Vaccine “effectiveness” is defined as the percent reduction in illness among those who were vaccinated. In other words, effectiveness is only measured by how many more people do not contract COVID at all as a result of vaccination. However, vaccines also tend to significantly reduce the rate of fatality and serious illness (meaning those who are vaccinated will have a much easier time recovering than those who aren’t). We have seen this during some flu seasons as well.

So, in other words, vaccines work not just by reducing rate of contraction through “effectiveness”, but also by reducing the seriousness of illness in those who contract it. Therefore, having everybody on a college campus vaccinated will ensure that the virus both spreads to a much smaller extent and reduces the seriousness of the disease for those who contract it.
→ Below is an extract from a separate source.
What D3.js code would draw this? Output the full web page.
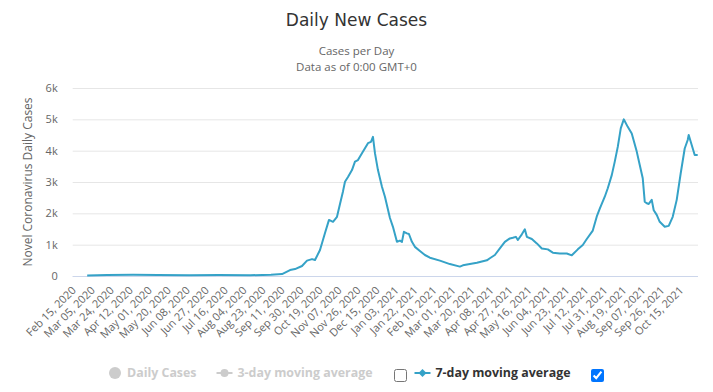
<!DOCTYPE html>
<html>
<head>
<meta charset="utf-8">
<script src="https://cdn.jsdelivr.net/npm/d3@7/dist/d3.min.js"></script>
<style>
body { margin: 0; background: #fff; }
#wrap { position: relative; width: 713px; height: 392px; }
#wrap input { position: absolute; margin: 0; width: 13px; height: 13px; }
</style>
</head>
<body>
<div id="wrap"><svg id="chart"></svg></div>
<script>
// 7-day moving average
const dates = [
  '2020-02-29','2020-03-20','2020-04-15','2020-05-10','2020-06-10','2020-07-10','2020-08-10','2020-08-31','2020-09-11',
  '2020-09-19','2020-09-24','2020-10-01','2020-10-06','2020-10-11','2020-10-14','2020-10-19','2020-10-24','2020-10-28',
  '2020-11-01','2020-11-05','2020-11-08','2020-11-11','2020-11-13','2020-11-16','2020-11-20','2020-11-23','2020-11-26',
  '2020-11-30','2020-12-03','2020-12-06','2020-12-09','2020-12-11','2020-12-13','2020-12-16','2020-12-20','2020-12-23',
  '2020-12-28','2020-12-31','2021-01-04','2021-01-07','2021-01-09','2021-01-11','2021-01-14','2021-01-16','2021-01-19',
  '2021-01-22','2021-01-27','2021-02-01','2021-02-06','2021-02-16','2021-02-26','2021-03-08','2021-03-11','2021-03-18',
  '2021-03-25','2021-03-31','2021-04-04','2021-04-07','2021-04-12','2021-04-17','2021-04-22','2021-04-27','2021-04-30',
  '2021-05-03','2021-05-05','2021-05-09','2021-05-12','2021-05-14','2021-05-19','2021-05-24','2021-05-29','2021-06-04',
  '2021-06-09','2021-06-16','2021-06-23','2021-06-28','2021-07-04','2021-07-09','2021-07-13','2021-07-19','2021-07-23',
  '2021-07-26','2021-07-31','2021-08-03','2021-08-07','2021-08-10','2021-08-13','2021-08-16','2021-08-19','2021-08-23',
  '2021-08-27','2021-09-01','2021-09-04','2021-09-07','2021-09-09','2021-09-11','2021-09-13','2021-09-16','2021-09-18',
  '2021-09-21','2021-09-24','2021-09-29','2021-10-03','2021-10-07','2021-10-11','2021-10-15','2021-10-19','2021-10-22',
  '2021-10-23','2021-10-26','2021-10-29','2021-11-01'
];
const avg7 = [
  15, 30, 40, 35, 25, 30, 25, 40, 60,
  190, 220, 320, 490, 540, 510, 830, 1370, 1790,
  1730, 1890, 2300, 2700, 3010, 3160, 3380, 3650, 3700,
  3920, 4080, 4240, 4280, 4440, 3920, 3380, 2850, 2530,
  1850, 1570, 1090, 1130, 1090, 1410, 1360, 1340, 1090,
  930, 800, 670, 585, 490, 380, 300, 340, 380,
  425, 470, 500, 565, 670, 880, 1090, 1200, 1220,
  1250, 1150, 1330, 1490, 1250, 1180, 1040, 880, 850,
  745, 720, 720, 660, 850, 990, 1180, 1450, 1900,
  2150, 2530, 2800, 3220, 3650, 4120, 4710, 5000, 4760,
  4550, 3970, 3540, 3120, 2370, 2320, 2300, 2430, 2100,
  1950, 1730, 1570, 1600, 1890, 2430, 3280, 4070, 4340,
  4500, 4180, 3860, 3860
];
const firstDay = '2020-02-15', lastDay = '2021-11-01';

const yTicks = [0, 1000, 2000, 3000, 4000, 5000, 6000];
const yTickLabels = ['0', '1k', '2k', '3k', '4k', '5k', '6k'];
const xTickLabels = [
  'Feb 15, 2020','Mar 05, 2020','Mar 24, 2020','Apr 12, 2020','May 01, 2020','May 20, 2020','Jun 08, 2020',
  'Jun 27, 2020','Jul 16, 2020','Aug 04, 2020','Aug 23, 2020','Sep 11, 2020','Sep 30, 2020','Oct 19, 2020',
  'Nov 07, 2020','Nov 26, 2020','Dec 15, 2020','Jan 03, 2021','Jan 22, 2021','Feb 10, 2021','Mar 01, 2021',
  'Mar 20, 2021','Apr 08, 2021','Apr 27, 2021','May 16, 2021','Jun 04, 2021','Jun 23, 2021','Jul 12, 2021',
  'Jul 31, 2021','Aug 19, 2021','Sep 07, 2021','Sep 26, 2021','Oct 15, 2021'
];
const legendNames = ['Daily Cases', '3-day moving average', '7-day moving average'];
const legendOn = [false, false, true];

const W = 713, H = 392;
const plot = { left: 72.7, right: 698, top: 88, bottom: 276 };
const lineColor = '#35a2c7';
const greyed = '#cccccc';

const svg = d3.select('#chart').attr('width', W).attr('height', H);

const parseIso = d3.utcParse('%Y-%m-%d');
const parseLbl = d3.utcParse('%b %d, %Y');
const series = dates.map((d, i) => ({ date: parseIso(d), v: avg7[i] }));

// une catégorie par jour, le point est au centre
const x = d3.scaleUtc()
  .domain([parseIso(firstDay), parseIso(lastDay)])
  .range([plot.left + 0.5, plot.right - 0.3]);
const y = d3.scaleLinear().domain([0, 6000]).range([plot.bottom, plot.top]);

// titres
svg.append('text').attr('x', W / 2).attr('y', 26).attr('text-anchor', 'middle')
  .style('font', '17px "DejaVu Sans", sans-serif').attr('fill', '#333')
  .text('Daily New Cases');
svg.append('text').attr('x', W / 2).attr('y', 55).attr('text-anchor', 'middle')
  .style('font', '11.5px "Open Sans", sans-serif').attr('fill', '#666')
  .text('Cases per Day');
svg.append('text').attr('x', W / 2).attr('y', 71).attr('text-anchor', 'middle')
  .style('font', '11.5px "Open Sans", sans-serif').attr('fill', '#666')
  .text('Data as of 0:00 GMT+0');

// axe y + grille
const gy = svg.append('g').attr('transform', `translate(${plot.left},0)`)
  .call(d3.axisLeft(y).tickValues(yTicks).tickSize(-(plot.right - plot.left)).tickPadding(15)
    .tickFormat((d, i) => yTickLabels[i]));
gy.select('.domain').remove();
gy.selectAll('.tick line').attr('stroke', '#e6e6e6');
gy.selectAll('.tick text').attr('fill', '#666').style('font', '11px "Open Sans", sans-serif');

svg.append('text')
  .attr('transform', `translate(32,${(plot.top + plot.bottom) / 2}) rotate(-90)`)
  .attr('text-anchor', 'middle')
  .style('font', '12px "Open Sans", sans-serif').attr('fill', '#666')
  .text('Novel Coronavirus Daily Cases');

// axe x
const gx = svg.append('g').attr('transform', `translate(0,${plot.bottom})`)
  .call(d3.axisBottom(x).tickValues(xTickLabels.map(parseLbl)).tickSize(0)
    .tickFormat((d, i) => xTickLabels[i]));
gx.select('.domain').attr('d', `M${plot.left},0.5H${plot.right}`).attr('stroke', '#ccd6eb');
gx.selectAll('.tick text')
  .attr('x', 0).attr('y', 0).attr('dy', null)
  .attr('text-anchor', 'end')
  .attr('transform', 'translate(3,15) rotate(-45)')
  .attr('fill', '#666')
  .style('font', '11px "Open Sans", sans-serif');

// courbe
const line = d3.line().x(d => x(d.date)).y(d => y(d.v));
svg.append('path').datum(series)
  .attr('d', line)
  .attr('fill', 'none')
  .attr('stroke', lineColor)
  .attr('stroke-width', 2)
  .attr('stroke-linejoin', 'round');

// légende
const legY = 373;
const leg = svg.append('g').style('font', 'bold 12.4px "Open Sans", sans-serif');
let cx = 0;
const boxes = [];
legendNames.forEach((name, i) => {
  const col = legendOn[i] ? lineColor : greyed;
  const g = leg.append('g').attr('transform', `translate(${cx},0)`);
  if (i === 0) {
    g.append('circle').attr('cx', 6).attr('cy', legY).attr('r', 6).attr('fill', col);
    cx += 12 + 6;
  } else {
    g.append('path').attr('d', `M0,${legY}H16`).attr('stroke', col).attr('stroke-width', 2);
    if (i === 1) g.append('circle').attr('cx', 8).attr('cy', legY).attr('r', 4).attr('fill', col);
    else g.append('path').attr('d', `M8,${legY - 4}L12,${legY}L8,${legY + 4}L4,${legY}Z`).attr('fill', col);
    cx += 16 + 5;
  }
  const t = leg.append('text').attr('x', cx).attr('y', legY + 4)
    .attr('fill', legendOn[i] ? '#333' : greyed).text(name);
  cx += t.node().getComputedTextLength();
  if (i > 0) {
    boxes.push({ x: cx + 21, on: legendOn[i] });
    cx += 21 + 13 + 8;
  } else {
    cx += 20;
  }
});
const shift = Math.round(W / 2 - cx / 2) + 4;
leg.attr('transform', `translate(${shift},0)`);

d3.select('#wrap').selectAll('input').data(boxes).join('input')
  .attr('type', 'checkbox')
  .property('checked', d => d.on)
  .style('left', d => (d.x + shift) + 'px')
  .style('top', (legY - 4) + 'px');
</script>
</body>
</html>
I’ve also seen that vaccines in pipeline now are not approved for children. Not sure when that means in terms of age of child. Assume someone on here is knowledgeable?

No covid vaccines are approved yet for any age. All of the ongoing Phase III trials are 18+. Vaccines have a higher safety hurdle than drugs/treatments because you are giving it to a healthy person, so typically manufacturers begin trials in adults.

Under 18 trials may be a long way off. We need to make sure any vaccine that gets approved is safe in the long term, and several of these developmental vaccines are novel vaccine technologies (so could be more uncertainty re: long term safety).

Once the manufacturer and FDA are comfortable with the safety profile, they could run trials in under 18 year olds but…there is not the insignificant issue of getting parents to enroll their kid in a vaccine trial to prevent an illness that is unlikely to harm the kid.